Se ousarmos sugerir a qualquer pessoa que indique um país tranquilo, seguro, avesso a problemas geopolíticos, com indicadores sociais exemplares e uma capacidade singular de receber pessoas das mais diversas origens, a probabilidade de a Suíça ser apontada como resposta é enorme. Certamente, essas foram algumas das considerações feitas por uma série de pessoas de origem eslava, nos anos 80 e 90. As famílias Xhaka, Shaqiri e Behrami podem ser tidas como exemplos claros.


Foto: EPA



De origem albano-kosovar, esses três sobrenomes que ajudam a carregar o sonho futebolístico suíço estiveram em foco na partida entre os helvéticos e a Sérvia. Se, à primeira vista, um encontro entre Suíça e Sérvia não indica a presença de quaisquer problemas, sob a lente de um microscópio, essa passa a ser evidente. Tudo começa nos anos em que no Leste Europeu se via a imponência de uma enorme Iugoslávia.
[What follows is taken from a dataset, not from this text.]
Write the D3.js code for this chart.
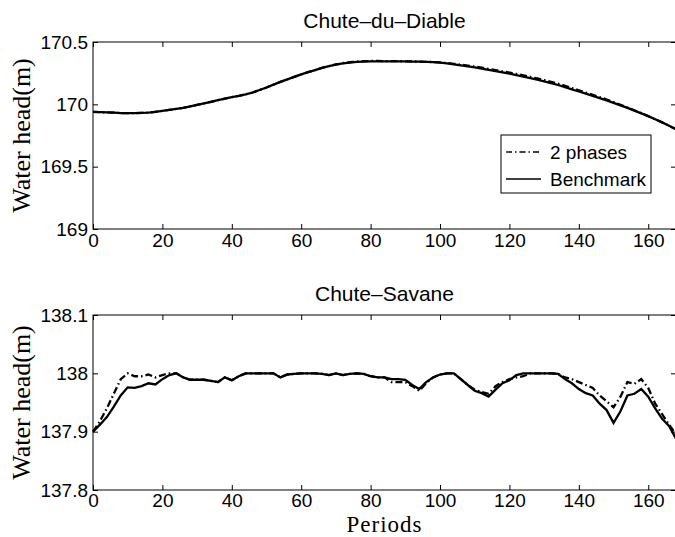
<!DOCTYPE html>
<html>
<head>
<meta charset="utf-8">
<script src="https://cdn.jsdelivr.net/npm/d3@7"></script>
<style>
  body { margin: 0; background: #fff; }
  svg { display: block; }
  .tick text { font-family: "Liberation Sans", Arial, sans-serif; font-size: 19px; fill: #000; }
  .tick line { stroke: #000; }
</style>
</head>
<body>
<div id="chart"></div>
<script>
// Periods shared by both reservoirs
const periods = [0,2,4,6,8,10,12,14,16,18,20,22,24,26,28,30,32,34,36,38,40,42,44,46,48,50,
  52,54,56,58,60,62,64,66,68,70,72,74,76,78,80,82,84,86,88,90,92,94,96,98,100,102,104,106,
  108,110,112,114,116,118,120,122,124,126,128,130,132,134,136,138,140,142,144,146,148,150,
  152,154,156,158,160,162,164,166,168];

// Chute-du-Diable water head (m)
const diableBench = [169.94,169.938,169.935,169.933,169.93,169.93,169.93,169.931,169.933,169.94,
  169.948,169.955,169.963,169.972,169.983,169.995,170.008,170.02,170.033,170.045,170.058,170.068,
  170.08,170.095,170.115,170.135,170.158,170.18,170.2,170.22,170.24,170.258,170.275,170.292,170.307,
  170.318,170.328,170.335,170.34,170.343,170.345,170.345,170.345,170.344,170.345,170.344,170.343,
  170.342,170.34,170.338,170.335,170.328,170.32,170.312,170.305,170.296,170.286,170.276,170.266,
  170.256,170.246,170.234,170.222,170.21,170.198,170.184,170.17,170.155,170.138,170.12,170.103,
  170.086,170.068,170.05,170.032,170.012,169.992,169.972,169.95,169.928,169.905,169.88,169.855,
  169.828,169.8];
const diable2ph = [169.94,169.938,169.935,169.933,169.93,169.93,169.93,169.931,169.933,169.94,
  169.948,169.955,169.963,169.972,169.983,169.995,170.008,170.02,170.033,170.045,170.058,170.068,
  170.08,170.095,170.115,170.135,170.158,170.18,170.2,170.22,170.24,170.258,170.275,170.292,170.307,
  170.32,170.33,170.338,170.343,170.346,170.348,170.348,170.347,170.346,170.346,170.345,170.344,
  170.343,170.341,170.339,170.336,170.331,170.325,170.318,170.311,170.303,170.294,170.284,170.274,
  170.265,170.255,170.244,170.232,170.22,170.208,170.195,170.181,170.166,170.149,170.131,170.113,
  170.095,170.077,170.058,170.039,170.018,169.997,169.975,169.952,169.929,169.905,169.88,169.855,
  169.828,169.8];

// Chute-Savane water head (m)
const savaneBench = [137.9,137.912,137.925,137.943,137.962,137.976,137.975,137.978,137.983,137.981,
  137.99,137.997,138.0,137.993,137.989,137.989,137.989,137.987,137.985,137.993,137.988,137.995,
  138.0,138.0,138.0,138.0,138.0,137.993,137.998,137.999,138.0,138.0,138.0,137.999,137.997,138.0,
  137.997,137.999,138.0,137.999,137.995,137.993,137.993,137.99,137.99,137.989,137.98,137.973,
  137.985,137.993,137.998,138.0,138.0,137.99,137.98,137.97,137.966,137.96,137.972,137.983,137.988,
  137.997,138.0,138.0,138.0,138.0,138.0,137.999,137.99,137.983,137.973,137.966,137.962,137.948,
  137.937,137.915,137.935,137.962,137.965,137.973,137.96,137.94,137.922,137.91,137.888];
const savane2ph = [137.9,137.918,137.94,137.965,137.99,138.0,137.995,137.995,137.998,137.993,
  137.997,138.0,138.0,137.993,137.989,137.989,137.989,137.987,137.985,137.993,137.988,137.995,
  138.0,138.0,138.0,138.0,138.0,137.993,137.998,137.999,138.0,138.0,138.0,137.999,137.997,138.0,
  137.997,137.999,138.0,137.999,137.995,137.993,137.993,137.985,137.985,137.985,137.978,137.97,
  137.983,137.993,137.998,138.0,138.0,137.99,137.98,137.972,137.968,137.965,137.978,137.985,137.99,
  137.993,137.995,138.0,138.0,138.0,138.0,137.999,137.993,137.99,137.985,137.98,137.975,137.962,
  137.952,137.942,137.96,137.985,137.982,137.99,137.975,137.948,137.93,137.912,137.895];

const xTicks = [0,20,40,60,80,100,120,140,160];
const diableTicks = [169,169.5,170,170.5];
const savaneTicks = [137.8,137.9,138,138.1];
const seriesNames = ["2 phases", "Benchmark"];

const W = 675, H = 537;
const svg = d3.select("#chart").append("svg")
  .attr("width", W)
  .attr("height", H);

const x = d3.scaleLinear().domain([0, 168]).range([93, 676]);

function drawPanel(o) {
  const y = d3.scaleLinear().domain(o.domain).range([o.bottom, o.top]);
  const g = svg.append("g");

  // inward ticks on all four sides
  g.append("g")
    .attr("transform", `translate(0,${o.bottom})`)
    .call(d3.axisBottom(x).tickValues(xTicks).tickSizeInner(-5).tickSizeOuter(0).tickPadding(o.xPad))
    .call(a => a.select(".domain").remove());
  g.append("g")
    .attr("transform", `translate(0,${o.top})`)
    .call(d3.axisTop(x).tickValues(xTicks).tickSizeInner(-5).tickSizeOuter(0).tickFormat(""))
    .call(a => a.select(".domain").remove());
  g.append("g")
    .attr("transform", "translate(93,0)")
    .call(d3.axisLeft(y).tickValues(o.ticks).tickSizeInner(-5).tickSizeOuter(0).tickPadding(5)
      .tickFormat(d3.format("~f")))
    .call(a => a.select(".domain").remove());
  g.append("g")
    .attr("transform", "translate(676,0)")
    .call(d3.axisRight(y).tickValues(o.ticks).tickSizeInner(-5).tickSizeOuter(0).tickFormat(""))
    .call(a => a.select(".domain").remove());

  // frame
  g.append("rect")
    .attr("x", 93).attr("y", o.top)
    .attr("width", 676 - 93).attr("height", o.bottom - o.top)
    .attr("fill", "none").attr("stroke", "#000").attr("stroke-width", 1);

  const line = vals => d3.line()
    .x((d, i) => x(periods[i]))
    .y(d => y(d))(vals);

  g.append("path")
    .attr("d", line(o.bench))
    .attr("fill", "none").attr("stroke", "#000").attr("stroke-width", 2.3);
  g.append("path")
    .attr("d", line(o.phase))
    .attr("fill", "none").attr("stroke", "#000").attr("stroke-width", 2.3)
    .attr("stroke-dasharray", "7,3,1.5,3");

  // title
  g.append("text")
    .attr("x", 384.5).attr("y", o.top - 14)
    .attr("text-anchor", "middle")
    .style("font-family", "Liberation Sans, Arial, sans-serif")
    .style("font-size", "21px")
    .text(o.title);

  // y label
  g.append("text")
    .attr("transform", `translate(30,${(o.top + o.bottom) / 2}) rotate(-90)`)
    .attr("text-anchor", "middle")
    .style("font-family", "Liberation Serif, Times New Roman, serif")
    .style("font-size", "26px")
    .text("Water head(m)");

  return g;
}

drawPanel({ top: 42, bottom: 229, domain: [169, 170.5], ticks: diableTicks, xPad: 5,
  bench: diableBench, phase: diable2ph, title: "Chute–du–Diable" });
drawPanel({ top: 315, bottom: 490, domain: [137.8, 138.1], ticks: savaneTicks, xPad: 4,
  bench: savaneBench, phase: savane2ph, title: "Chute–Savane" });

// x label
svg.append("text")
  .attr("x", 384.5).attr("y", 532)
  .attr("text-anchor", "middle")
  .style("font-family", "Liberation Serif, Times New Roman, serif")
  .style("font-size", "23px")
  .style("letter-spacing", "1px")
  .text("Periods");

// legend
const legend = svg.append("g");
legend.append("rect")
  .attr("x", 501).attr("y", 135)
  .attr("width", 150).attr("height", 58)
  .attr("fill", "#fff").attr("stroke", "#000").attr("stroke-width", 1);
seriesNames.forEach((name, i) => {
  const cy = 152 + i * 27;
  legend.append("line")
    .attr("x1", 506).attr("x2", 541)
    .attr("y1", cy).attr("y2", cy)
    .attr("stroke", "#000").attr("stroke-width", 1.3)
    .attr("stroke-dasharray", i === 0 ? "6,3,1.5,3" : null);
  legend.append("text")
    .attr("x", 550).attr("y", cy)
    .attr("dy", "0.35em")
    .style("font-family", "Liberation Sans, Arial, sans-serif")
    .style("font-size", "19px")
    .text(name);
});
</script>
</body>
</html>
Da Iugoslávia para a Suíça

Josip Broz Tito, ou simplesmente Marechal Tito, presidiu a supernação por quase 30 anos, entre as décadas de 50 e 80. Para tanto, era necessário manter a nação unida. Sua governabilidade dependia disso — independentemente do preço cobrado. Assim, a Iugoslávia reforçou a ideia de pan-eslavismo. Permitiu algumas liberdades aos diferentes grupos, controlou a mídia e reprimiu todas os movimentos separatistas. Bem ou mal, houve governo.

Com mãos de ferro, foi forçado um senso de nacionalismo a croatas, bósnios, albaneses, sérvios, macedônios, montenegrinos e eslovenos. Contudo, as diferenças dos povos sempre foram flagrantes. Elas estão presentes em tudo, na etnia, religião, idioma e até alfabeto. Embora identidades não sejam estáticas, estando sempre em evolução, nunca foi possível formar um senso de que a Iugoslávia era um todo.

Então, quando, em 1980, Tito veio a óbito, a chama dos nacionalismos adormecidos voltou a arder. No mesmo momento, uma crise econômica sem precedentes assolou o país que não conseguiu ficar à margem do que acontecia mundo afora. O esfacelamento da URSS e o início do fim da maior parte dos governos socialistas ressoou na Iugoslávia, que já não tinha um grande líder. Foram tempos tensos. Os movimentos de separação dos países aumentaram, assim como a repressão.

Nesse contexto, quem pôde, deixou a Iugoslávia. Muitos seguindo para a Suíça. Em 1991, acabaram começando as guerras e o sangue passou a ser derramado aos borbotões. Oficialmente, os conflitos se encerraram em 2001, mas a tensão nunca cessou. Especialmente em algumas regiões.

O Kosovo para sérvios e albaneses

Para a Sérvia, o Kosovo representa o berço de sua nacionalidade. Isso porque, em território kosovar, ocorreu uma grande batalha em 1389. Um exército sérvio cristão tentou impedir uma ofensiva turca-otomana sobre o território. Apesar de ter sido uma derrota eslava, o conflito ganhou estatuto de mito. Isso porque, perda de lado, consignou um senso identitário, ideológico e cultural no país. Por isso, há a recusa em reconhecer a Independência do Kosovo, proclamada em 2008.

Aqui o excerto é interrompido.